На окраине города Фирстенвальде меня застал проливной дождь. Я промок до костей и забежал в один огромный сарай. Там сидели четверо молоденьких русских солдат. Встретили они меня неприветливо. Один из них встал и говорит: «Ну-ка, сматывайся отсюда!» Я сидел у двери, не шевелясь. Так не хотелось идти под проливной дождь!
«Да что ты с ним валандаешься? Возьми автомат и пришей его!», - вмешался другой. Первый схватил автомат и, щелкая затвором, направился ко мне. На меня нашло ужасное безразличие. Неужели, это свои, русские?
«Стреляй!», - сказал я равнодушно. Мое спокойствие обезоружило его.
«Ну, куда он пойдет?», - вмешался третий,- «Хороший хозяин собаку не выгонит в такую погоду, пусть сидит, он нам не помешает».
Меня оставили в покое. Потом ребята стали вытаскивать из вещмешков хлеб и тушенку. Они разожгли прямо в сарае маленький костер и стали подогревать в котелках банки с тушенкой и готовить чай.

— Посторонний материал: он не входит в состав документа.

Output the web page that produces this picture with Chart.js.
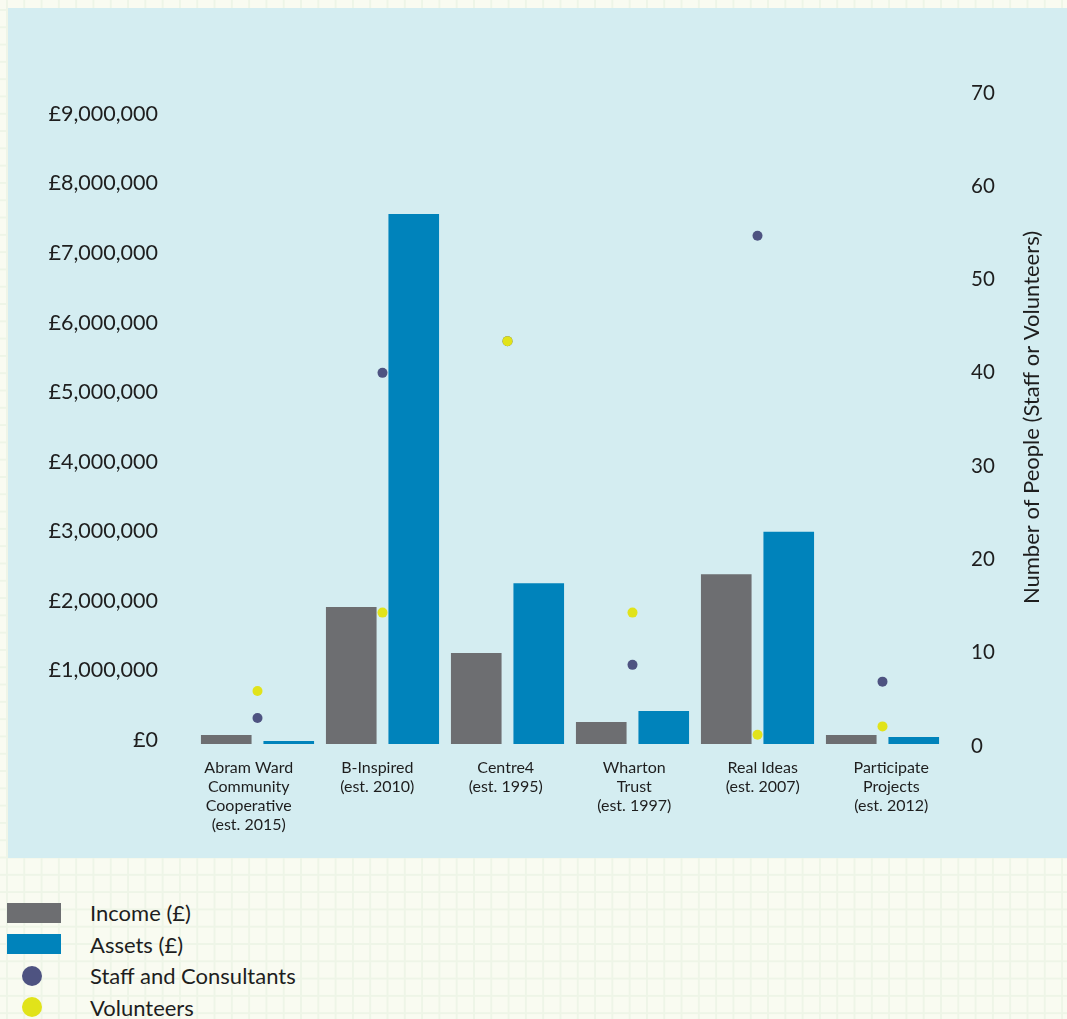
<!DOCTYPE html>
<html>
<head>
<meta charset="utf-8">
<script src="https://cdn.jsdelivr.net/npm/chart.js@4.4.1/dist/chart.umd.min.js"></script>
<style>
  html, body { margin: 0; padding: 0; }
  body {
    width: 1067px; height: 1019px; overflow: hidden; position: relative;
    background-color: #f9fbf1;
    background-image:
      linear-gradient(to right, #eef5e7 2px, transparent 2px),
      linear-gradient(to bottom, #eef5e7 2px, transparent 2px);
    background-size: 17.3px 17.3px;
    background-position: 6px 9px;
    font-family: 'Lato', sans-serif;
  }
  #chart { position: absolute; left: 8px; top: 8px; background: #d4edf1; }
  #legend { position: absolute; left: 0; top: 897px; }
  .row { position: relative; height: 31.5px; width: 400px; }
  .mk { position: absolute; }
  .lbl { position: absolute; left: 90px; top: 0; line-height: 31.5px; font-size: 22px; color: #1e1e1e; white-space: nowrap; }
</style>
</head>
<body>
<canvas id="chart" width="1059" height="850"></canvas>
<div id="legend"></div>
<script>
const CATEGORIES = [
  ['Abram Ward', 'Community', 'Cooperative', '(est. 2015)'],
  ['B-Inspired', '(est. 2010)'],
  ['Centre4', '(est. 1995)'],
  ['Wharton', 'Trust', '(est. 1997)'],
  ['Real Ideas', '(est. 2007)'],
  ['Participate', 'Projects', '(est. 2012)']
];
const INCOME = [130000, 1970000, 1310000, 316000, 2440000, 129000];
const ASSETS = [43000, 7620000, 2310000, 474000, 3050000, 100000];
const STAFF = [3, 40, 43.4, 8.7, 54.7, 6.9];
const VOLUNTEERS = [5.9, 14.3, 43.4, 14.3, 1.2, 2.1];
const MONEY_TICKS = [0, 1000000, 2000000, 3000000, 4000000, 5000000, 6000000, 7000000, 8000000, 9000000];
const PEOPLE_TICKS = [0, 10, 20, 30, 40, 50, 60, 70];
const SERIES_NAMES = ['Income (£)', 'Assets (£)', 'Staff and Consultants', 'Volunteers'];
const RIGHT_TITLE = 'Number of People (Staff or Volunteers)';

const TEXT = '#1e1e1e';
Chart.defaults.font.family = 'Lato';
Chart.defaults.color = TEXT;

// category labels are spread slightly wider than the category slots
const LABEL_SPREAD = 3.5;
const X_FONT = '16px Lato';
const X_LINE = 19;
const X_PAD = 12.5;

const decorPlugin = {
  id: 'decor',
  afterDraw(chart) {
    const { ctx, chartArea } = chart;
    const xs = chart.scales.x;
    ctx.save();
    ctx.fillStyle = TEXT;
    ctx.textAlign = 'center';
    ctx.textBaseline = 'middle';
    ctx.font = X_FONT;
    const n = xs.ticks.length;
    xs.ticks.forEach((t, i) => {
      const lines = [].concat(chart.data.labels[i]);
      const x = xs.getPixelForTick(i) + (i - (n - 1) / 2) * LABEL_SPREAD;
      lines.forEach((ln, k) => {
        ctx.fillText(ln, x, xs.top + X_PAD + X_LINE / 2 + k * X_LINE);
      });
    });
    ctx.font = '22px Lato';
    ctx.translate(1024, (chartArea.top + chartArea.bottom) / 2 - 2);
    ctx.rotate(-Math.PI / 2);
    ctx.fillText(RIGHT_TITLE, 0, 0);
    ctx.restore();
  }
};

const chart = new Chart(document.getElementById('chart'), {
  type: 'bar',
  data: {
    labels: CATEGORIES,
    datasets: [
      { label: SERIES_NAMES[0], data: INCOME, backgroundColor: '#6d6e71', yAxisID: 'y',
        categoryPercentage: 1.0, barPercentage: 0.81, order: 3 },
      { label: SERIES_NAMES[1], data: ASSETS, backgroundColor: '#0083bb', yAxisID: 'y',
        categoryPercentage: 1.0, barPercentage: 0.81, order: 3 },
      { type: 'line', label: SERIES_NAMES[2], data: STAFF, yAxisID: 'y1', showLine: false,
        pointRadius: 5, pointBorderWidth: 0, pointBackgroundColor: '#4e5381',
        backgroundColor: '#4e5381', borderColor: '#4e5381', order: 2 },
      { type: 'line', label: SERIES_NAMES[3], data: VOLUNTEERS, yAxisID: 'y1', showLine: false,
        pointRadius: 5, pointBorderWidth: 0, pointBackgroundColor: '#e1e31a',
        backgroundColor: '#e1e31a', borderColor: '#e1e31a', order: 1 }
    ]
  },
  options: {
    responsive: false,
    devicePixelRatio: 1,
    animation: false,
    events: [],
    layout: { padding: { top: 85, left: 0, right: 0, bottom: 0 } },
    plugins: { legend: { display: false }, tooltip: { enabled: false } },
    scales: {
      x: {
        grid: { display: false, drawTicks: false },
        border: { display: false },
        ticks: { display: false, autoSkip: false, maxRotation: 0 },
        afterFit: (s) => { s.height = 112; }
      },
      y: {
        position: 'left',
        min: -28750,
        max: 9358900,
        grid: { display: false, drawTicks: false },
        border: { display: false },
        afterBuildTicks: (s) => { s.ticks = MONEY_TICKS.map(v => ({ value: v })); },
        ticks: {
          font: { size: 21.5 }, padding: 37, labelOffset: -4, color: TEXT,
          callback: (v) => '£' + Number(v).toLocaleString('en-GB')
        },
        afterFit: (s) => { s.width = 187; }
      },
      y1: {
        position: 'right',
        min: 0,
        max: 70,
        grid: { display: false, drawTicks: false },
        border: { display: false },
        afterBuildTicks: (s) => { s.ticks = PEOPLE_TICKS.map(v => ({ value: v })); },
        ticks: { font: { size: 20.5 }, padding: 26, color: TEXT },
        afterFit: (s) => { s.width = 122; }
      }
    }
  },
  plugins: [decorPlugin]
});

// HTML legend built from the chart's datasets
const legend = document.getElementById('legend');
chart.data.datasets.forEach((ds) => {
  const row = document.createElement('div');
  row.className = 'row';
  const mk = document.createElement('div');
  mk.className = 'mk';
  if (ds.type === 'line') {
    Object.assign(mk.style, { left: '22px', top: '5.75px', width: '20px', height: '20px', borderRadius: '50%', background: ds.pointBackgroundColor });
  } else {
    Object.assign(mk.style, { left: '7px', top: '5.75px', width: '54px', height: '20px', background: ds.backgroundColor });
  }
  const lbl = document.createElement('div');
  lbl.className = 'lbl';
  lbl.textContent = ds.label;
  row.appendChild(mk);
  row.appendChild(lbl);
  legend.appendChild(row);
});
</script>
</body>
</html>
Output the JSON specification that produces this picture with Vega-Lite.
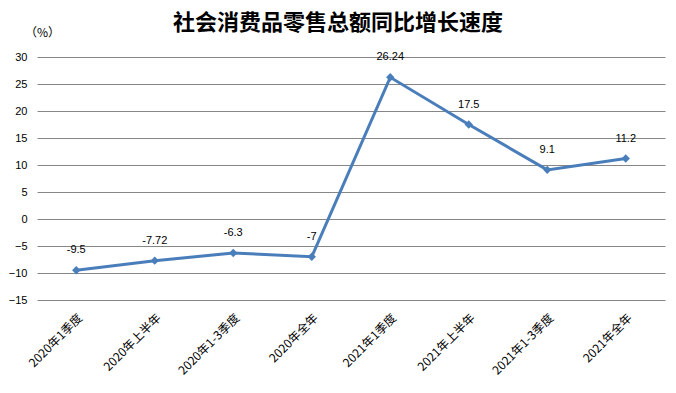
{
  "$schema": "https://vega.github.io/schema/vega-lite/v6.json",
  "width": 628,
  "height": 243,
  "autosize": {"type": "none"},
  "padding": {"left": 37, "top": 57, "right": 11, "bottom": 93},
  "background": "white",
  "title": {
    "text": "社会消费品零售总额同比增长速度",
    "font": "Noto Sans CJK SC",
    "fontSize": 22,
    "fontWeight": "bold",
    "color": "black",
    "anchor": "middle",
    "frame": "group",
    "dx": -13,
    "offset": -9
  },
  "config": {
    "view": {"stroke": null},
    "axis": {"labelFont": "Liberation Sans", "labelColor": "black"}
  },
  "data": {
    "values": [
      {"period": "2020年1季度", "value": -9.5, "label": "-9.5"},
      {"period": "2020年上半年", "value": -7.72, "label": "-7.72"},
      {"period": "2020年1-3季度", "value": -6.3, "label": "-6.3"},
      {"period": "2020年全年", "value": -7, "label": "-7"},
      {"period": "2021年1季度", "value": 26.24, "label": "26.24"},
      {"period": "2021年上半年", "value": 17.5, "label": "17.5"},
      {"period": "2021年1-3季度", "value": 9.1, "label": "9.1"},
      {"period": "2021年全年", "value": 11.2, "label": "11.2"}
    ]
  },
  "encoding": {
    "x": {
      "field": "period",
      "type": "nominal",
      "sort": null,
      "scale": {"paddingInner": 0, "paddingOuter": 0},
      "axis": {
        "title": null,
        "labelAngle": -45,
        "labelFont": "Noto Sans CJK SC",
        "labelFontSize": 12,
        "labelPadding": 12,
        "ticks": false,
        "domain": false,
        "grid": false
      }
    },
    "y": {
      "field": "value",
      "type": "quantitative",
      "scale": {"domain": [-15, 30], "nice": false, "zero": false},
      "axis": {
        "values": [-15, -10, -5, 0, 5, 10, 15, 20, 25, 30],
        "title": "（%）",
        "titleAngle": 0,
        "titleX": 5,
        "titleY": -25,
        "titleAlign": "center",
        "titleBaseline": "middle",
        "titleFont": "Noto Sans CJK SC",
        "titleFontSize": 12,
        "titleFontWeight": "normal",
        "titleColor": "black",
        "labelFontSize": 11,
        "labelPadding": 10,
        "ticks": false,
        "domain": false,
        "grid": true,
        "gridColor": "#868686",
        "gridWidth": 1,
        "gridOpacity": 1
      }
    }
  },
  "layer": [
    {
      "mark": {"type": "line", "color": "#4A7EBB", "strokeWidth": 3}
    },
    {
      "mark": {"type": "point", "shape": "diamond", "filled": true, "color": "#4A7EBB", "size": 70, "opacity": 1}
    },
    {
      "mark": {"type": "text", "dy": -20, "font": "Liberation Sans", "fontSize": 11, "color": "black", "baseline": "middle"},
      "encoding": {"text": {"field": "label"}}
    }
  ]
}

Когда они открыли банки, запах мяса распространился в сарае, и усилил мой и без того волчий аппетит. Ребята ели, не обращая внимания на меня. Никому не пришло в голову дать мне хотя бы кусочек хлеба. Я не выдержал. В углу сарая я увидел на земле рассыпанный ячмень. Я провеил его и стал молоть на кофемолке. Набрав в котелок дождевой воды, я стал варить кашу на костре, который я развел у двери. Ребята с любопытством посматривали на меня. Плотно поев, они запели песню «Огонек». Эту песню я услышал впервые. Очень понравилась и взволновала меня она. Много воспоминаний навеяла на меня она. Не дождавшись, пока сварится каша, я стал ее есть.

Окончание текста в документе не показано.